#### What to produce:
Skip all pictures, then copy the lines from the start of the data through the line with "plt.rcParams['mathtext.fontset'] = 'dejavusans'", keeping both ends.
··· Supplied information ···
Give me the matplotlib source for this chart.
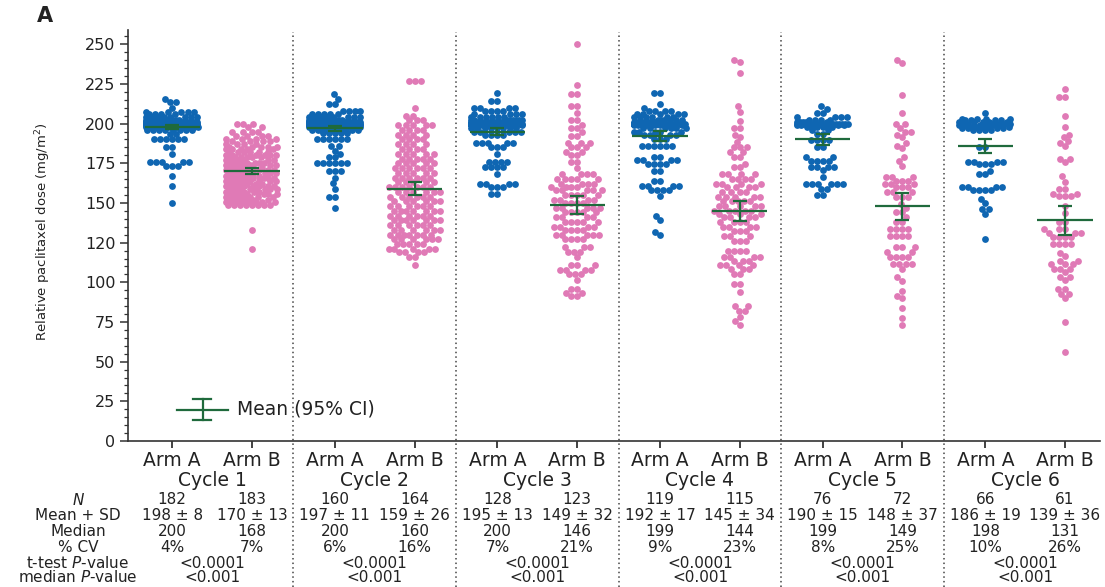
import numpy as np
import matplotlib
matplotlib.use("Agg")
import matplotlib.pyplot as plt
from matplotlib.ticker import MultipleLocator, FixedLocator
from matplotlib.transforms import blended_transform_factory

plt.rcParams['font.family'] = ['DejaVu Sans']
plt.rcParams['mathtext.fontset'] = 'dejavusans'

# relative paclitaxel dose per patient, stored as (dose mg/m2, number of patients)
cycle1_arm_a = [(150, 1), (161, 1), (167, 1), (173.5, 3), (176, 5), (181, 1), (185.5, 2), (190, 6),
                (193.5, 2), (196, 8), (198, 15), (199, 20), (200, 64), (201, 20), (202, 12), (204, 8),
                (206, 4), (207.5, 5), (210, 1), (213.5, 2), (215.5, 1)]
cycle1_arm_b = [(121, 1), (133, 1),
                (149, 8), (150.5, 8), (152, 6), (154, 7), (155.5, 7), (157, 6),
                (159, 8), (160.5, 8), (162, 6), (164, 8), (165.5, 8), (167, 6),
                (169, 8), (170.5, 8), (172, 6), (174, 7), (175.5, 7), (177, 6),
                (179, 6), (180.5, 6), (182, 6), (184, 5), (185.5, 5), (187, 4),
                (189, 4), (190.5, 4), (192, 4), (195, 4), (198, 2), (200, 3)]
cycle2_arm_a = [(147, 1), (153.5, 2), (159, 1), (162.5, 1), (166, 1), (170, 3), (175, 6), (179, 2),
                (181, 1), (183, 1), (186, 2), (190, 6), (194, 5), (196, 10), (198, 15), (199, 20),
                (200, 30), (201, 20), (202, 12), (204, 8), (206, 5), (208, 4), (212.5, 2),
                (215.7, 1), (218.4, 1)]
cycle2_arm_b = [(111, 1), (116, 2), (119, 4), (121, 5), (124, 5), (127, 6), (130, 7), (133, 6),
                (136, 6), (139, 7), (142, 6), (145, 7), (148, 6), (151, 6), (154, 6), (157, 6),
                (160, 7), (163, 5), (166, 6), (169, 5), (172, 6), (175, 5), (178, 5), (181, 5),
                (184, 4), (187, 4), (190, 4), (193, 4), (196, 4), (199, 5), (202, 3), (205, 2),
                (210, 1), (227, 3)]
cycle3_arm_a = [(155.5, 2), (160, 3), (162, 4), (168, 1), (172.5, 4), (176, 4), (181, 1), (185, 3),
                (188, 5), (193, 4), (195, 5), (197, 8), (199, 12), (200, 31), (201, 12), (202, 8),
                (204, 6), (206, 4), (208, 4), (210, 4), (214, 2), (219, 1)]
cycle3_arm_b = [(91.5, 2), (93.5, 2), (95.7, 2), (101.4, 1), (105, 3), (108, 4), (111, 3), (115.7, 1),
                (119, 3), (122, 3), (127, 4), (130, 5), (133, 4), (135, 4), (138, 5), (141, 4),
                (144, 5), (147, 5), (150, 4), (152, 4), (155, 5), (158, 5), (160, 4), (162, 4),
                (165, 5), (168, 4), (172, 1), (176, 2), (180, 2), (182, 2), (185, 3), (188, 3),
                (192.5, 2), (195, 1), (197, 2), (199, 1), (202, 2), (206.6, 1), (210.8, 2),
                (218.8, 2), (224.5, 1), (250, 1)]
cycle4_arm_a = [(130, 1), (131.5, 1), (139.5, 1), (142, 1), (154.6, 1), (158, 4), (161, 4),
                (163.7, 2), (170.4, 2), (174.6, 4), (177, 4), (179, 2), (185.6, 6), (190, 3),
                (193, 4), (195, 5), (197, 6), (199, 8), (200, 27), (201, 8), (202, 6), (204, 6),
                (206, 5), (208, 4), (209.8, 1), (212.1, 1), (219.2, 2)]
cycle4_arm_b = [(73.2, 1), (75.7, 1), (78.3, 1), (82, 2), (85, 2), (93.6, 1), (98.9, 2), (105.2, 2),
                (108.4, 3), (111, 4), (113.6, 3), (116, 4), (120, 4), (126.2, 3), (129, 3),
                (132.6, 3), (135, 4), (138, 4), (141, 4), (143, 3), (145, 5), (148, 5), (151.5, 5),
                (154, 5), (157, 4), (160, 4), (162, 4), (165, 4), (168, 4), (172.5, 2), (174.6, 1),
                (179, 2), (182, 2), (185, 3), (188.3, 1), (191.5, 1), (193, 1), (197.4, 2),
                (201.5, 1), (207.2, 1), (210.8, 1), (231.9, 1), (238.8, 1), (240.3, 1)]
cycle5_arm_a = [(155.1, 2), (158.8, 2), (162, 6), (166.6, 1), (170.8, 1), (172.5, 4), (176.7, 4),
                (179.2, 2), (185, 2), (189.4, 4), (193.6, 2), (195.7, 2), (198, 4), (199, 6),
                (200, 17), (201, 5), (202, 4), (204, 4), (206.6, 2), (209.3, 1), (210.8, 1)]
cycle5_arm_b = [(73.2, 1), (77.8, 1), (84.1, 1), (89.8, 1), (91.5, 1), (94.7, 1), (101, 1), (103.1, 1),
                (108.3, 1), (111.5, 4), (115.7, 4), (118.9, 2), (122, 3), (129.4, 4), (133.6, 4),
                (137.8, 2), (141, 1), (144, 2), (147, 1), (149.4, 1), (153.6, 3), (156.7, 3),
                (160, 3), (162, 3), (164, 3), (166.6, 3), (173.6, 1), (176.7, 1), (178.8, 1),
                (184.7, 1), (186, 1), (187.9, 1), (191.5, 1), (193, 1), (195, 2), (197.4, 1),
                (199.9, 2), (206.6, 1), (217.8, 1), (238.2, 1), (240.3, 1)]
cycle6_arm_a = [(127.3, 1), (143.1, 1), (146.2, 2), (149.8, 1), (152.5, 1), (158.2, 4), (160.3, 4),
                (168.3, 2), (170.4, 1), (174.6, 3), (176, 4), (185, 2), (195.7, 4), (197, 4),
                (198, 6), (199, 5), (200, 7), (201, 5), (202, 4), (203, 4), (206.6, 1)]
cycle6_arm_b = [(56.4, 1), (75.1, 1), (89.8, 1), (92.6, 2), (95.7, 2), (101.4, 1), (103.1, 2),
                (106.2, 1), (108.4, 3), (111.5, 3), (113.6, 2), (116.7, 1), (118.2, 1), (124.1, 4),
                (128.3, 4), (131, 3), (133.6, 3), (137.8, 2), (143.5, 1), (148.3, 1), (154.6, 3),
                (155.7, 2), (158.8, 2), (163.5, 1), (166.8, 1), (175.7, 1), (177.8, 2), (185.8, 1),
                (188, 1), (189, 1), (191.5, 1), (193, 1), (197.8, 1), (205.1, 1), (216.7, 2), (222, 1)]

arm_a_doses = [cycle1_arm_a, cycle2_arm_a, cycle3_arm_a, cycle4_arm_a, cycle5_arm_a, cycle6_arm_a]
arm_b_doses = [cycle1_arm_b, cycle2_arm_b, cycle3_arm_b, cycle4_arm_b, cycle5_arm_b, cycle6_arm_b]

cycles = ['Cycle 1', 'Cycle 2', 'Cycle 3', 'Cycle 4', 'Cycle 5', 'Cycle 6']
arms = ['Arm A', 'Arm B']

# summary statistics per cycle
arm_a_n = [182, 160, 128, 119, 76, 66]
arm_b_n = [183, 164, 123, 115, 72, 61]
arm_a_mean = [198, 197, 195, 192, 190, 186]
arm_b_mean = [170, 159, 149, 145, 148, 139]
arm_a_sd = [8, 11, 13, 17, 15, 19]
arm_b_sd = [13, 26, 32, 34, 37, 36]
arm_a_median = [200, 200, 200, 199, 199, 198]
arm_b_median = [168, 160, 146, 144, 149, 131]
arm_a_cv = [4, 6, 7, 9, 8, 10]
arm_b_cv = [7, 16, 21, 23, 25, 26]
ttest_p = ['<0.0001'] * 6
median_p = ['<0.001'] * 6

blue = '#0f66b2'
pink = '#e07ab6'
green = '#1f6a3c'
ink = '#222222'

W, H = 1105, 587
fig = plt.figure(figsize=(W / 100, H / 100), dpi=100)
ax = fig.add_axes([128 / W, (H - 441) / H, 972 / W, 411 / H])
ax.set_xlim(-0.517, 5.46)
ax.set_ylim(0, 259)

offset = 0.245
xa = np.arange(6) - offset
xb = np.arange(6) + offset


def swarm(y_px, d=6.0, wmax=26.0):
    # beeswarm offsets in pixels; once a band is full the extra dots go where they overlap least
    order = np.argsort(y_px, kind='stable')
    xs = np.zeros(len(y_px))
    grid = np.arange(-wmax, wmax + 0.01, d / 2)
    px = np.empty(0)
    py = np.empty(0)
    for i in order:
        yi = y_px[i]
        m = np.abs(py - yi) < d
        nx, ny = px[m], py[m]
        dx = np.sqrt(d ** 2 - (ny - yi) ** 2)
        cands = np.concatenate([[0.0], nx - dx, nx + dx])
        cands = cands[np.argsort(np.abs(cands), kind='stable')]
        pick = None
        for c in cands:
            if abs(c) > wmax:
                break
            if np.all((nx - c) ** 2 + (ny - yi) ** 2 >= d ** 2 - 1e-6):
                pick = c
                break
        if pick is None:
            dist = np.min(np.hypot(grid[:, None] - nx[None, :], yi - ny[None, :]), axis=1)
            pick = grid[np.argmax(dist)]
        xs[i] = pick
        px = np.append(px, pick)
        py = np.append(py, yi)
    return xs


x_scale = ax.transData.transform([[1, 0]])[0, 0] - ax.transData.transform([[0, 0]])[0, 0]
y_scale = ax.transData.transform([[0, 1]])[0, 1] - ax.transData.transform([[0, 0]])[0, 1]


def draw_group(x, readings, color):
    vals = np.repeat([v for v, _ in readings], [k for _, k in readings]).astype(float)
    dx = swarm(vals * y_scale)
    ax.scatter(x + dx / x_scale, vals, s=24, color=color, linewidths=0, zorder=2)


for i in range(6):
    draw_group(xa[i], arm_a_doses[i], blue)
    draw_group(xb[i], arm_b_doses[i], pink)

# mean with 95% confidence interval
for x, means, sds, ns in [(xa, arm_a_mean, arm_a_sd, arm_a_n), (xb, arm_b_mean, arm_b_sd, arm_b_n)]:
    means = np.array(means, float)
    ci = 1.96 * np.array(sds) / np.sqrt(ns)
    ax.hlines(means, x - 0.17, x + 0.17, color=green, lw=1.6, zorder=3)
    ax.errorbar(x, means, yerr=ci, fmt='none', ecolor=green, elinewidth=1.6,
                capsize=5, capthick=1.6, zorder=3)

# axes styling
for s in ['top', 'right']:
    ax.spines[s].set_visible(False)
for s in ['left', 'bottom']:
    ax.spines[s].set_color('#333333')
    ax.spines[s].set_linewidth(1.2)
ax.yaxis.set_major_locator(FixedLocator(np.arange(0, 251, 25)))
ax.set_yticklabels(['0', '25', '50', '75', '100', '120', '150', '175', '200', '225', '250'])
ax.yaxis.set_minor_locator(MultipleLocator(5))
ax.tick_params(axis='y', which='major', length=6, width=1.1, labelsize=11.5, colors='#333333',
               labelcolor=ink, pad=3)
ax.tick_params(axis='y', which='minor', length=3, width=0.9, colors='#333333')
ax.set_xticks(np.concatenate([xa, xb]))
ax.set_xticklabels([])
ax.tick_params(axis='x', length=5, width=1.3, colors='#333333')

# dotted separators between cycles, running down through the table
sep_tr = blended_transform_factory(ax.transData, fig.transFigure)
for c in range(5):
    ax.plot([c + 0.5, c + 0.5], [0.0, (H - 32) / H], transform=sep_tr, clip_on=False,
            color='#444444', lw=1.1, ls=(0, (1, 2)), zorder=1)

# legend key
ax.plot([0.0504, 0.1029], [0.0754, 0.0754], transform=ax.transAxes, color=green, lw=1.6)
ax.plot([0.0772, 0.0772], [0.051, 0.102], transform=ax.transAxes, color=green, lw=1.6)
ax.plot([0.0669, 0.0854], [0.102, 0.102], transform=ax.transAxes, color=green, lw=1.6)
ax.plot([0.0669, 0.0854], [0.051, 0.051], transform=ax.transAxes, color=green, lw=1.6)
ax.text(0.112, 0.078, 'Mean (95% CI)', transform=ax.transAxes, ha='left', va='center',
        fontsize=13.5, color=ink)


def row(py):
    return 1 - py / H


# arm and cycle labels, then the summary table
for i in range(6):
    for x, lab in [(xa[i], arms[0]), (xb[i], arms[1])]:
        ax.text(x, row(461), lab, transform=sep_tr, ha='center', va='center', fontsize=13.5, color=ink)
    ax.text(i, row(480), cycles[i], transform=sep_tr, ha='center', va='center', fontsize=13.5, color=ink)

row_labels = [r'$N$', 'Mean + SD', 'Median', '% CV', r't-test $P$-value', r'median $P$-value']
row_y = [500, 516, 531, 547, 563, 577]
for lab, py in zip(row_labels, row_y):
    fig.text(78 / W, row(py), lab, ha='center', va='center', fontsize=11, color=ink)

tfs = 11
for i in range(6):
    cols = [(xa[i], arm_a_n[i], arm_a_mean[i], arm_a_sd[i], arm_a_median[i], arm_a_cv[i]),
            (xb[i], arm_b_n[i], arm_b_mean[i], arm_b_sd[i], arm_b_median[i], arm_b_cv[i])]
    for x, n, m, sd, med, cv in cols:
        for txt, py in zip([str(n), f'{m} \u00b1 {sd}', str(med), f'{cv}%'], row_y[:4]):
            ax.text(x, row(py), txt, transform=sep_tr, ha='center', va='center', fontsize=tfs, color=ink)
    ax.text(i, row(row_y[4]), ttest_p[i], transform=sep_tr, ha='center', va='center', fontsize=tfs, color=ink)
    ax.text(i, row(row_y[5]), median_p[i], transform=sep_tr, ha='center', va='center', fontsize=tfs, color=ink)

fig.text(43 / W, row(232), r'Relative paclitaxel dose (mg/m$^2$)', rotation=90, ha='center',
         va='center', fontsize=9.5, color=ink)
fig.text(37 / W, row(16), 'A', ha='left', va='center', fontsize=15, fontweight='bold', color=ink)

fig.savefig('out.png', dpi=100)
···
#### Answer to this exercise:
Give me the matplotlib source for this chart.
import numpy as np
import matplotlib
matplotlib.use("Agg")
import matplotlib.pyplot as plt
from matplotlib.ticker import MultipleLocator, FixedLocator
from matplotlib.transforms import blended_transform_factory

plt.rcParams['font.family'] = ['DejaVu Sans']
plt.rcParams['mathtext.fontset'] = 'dejavusans'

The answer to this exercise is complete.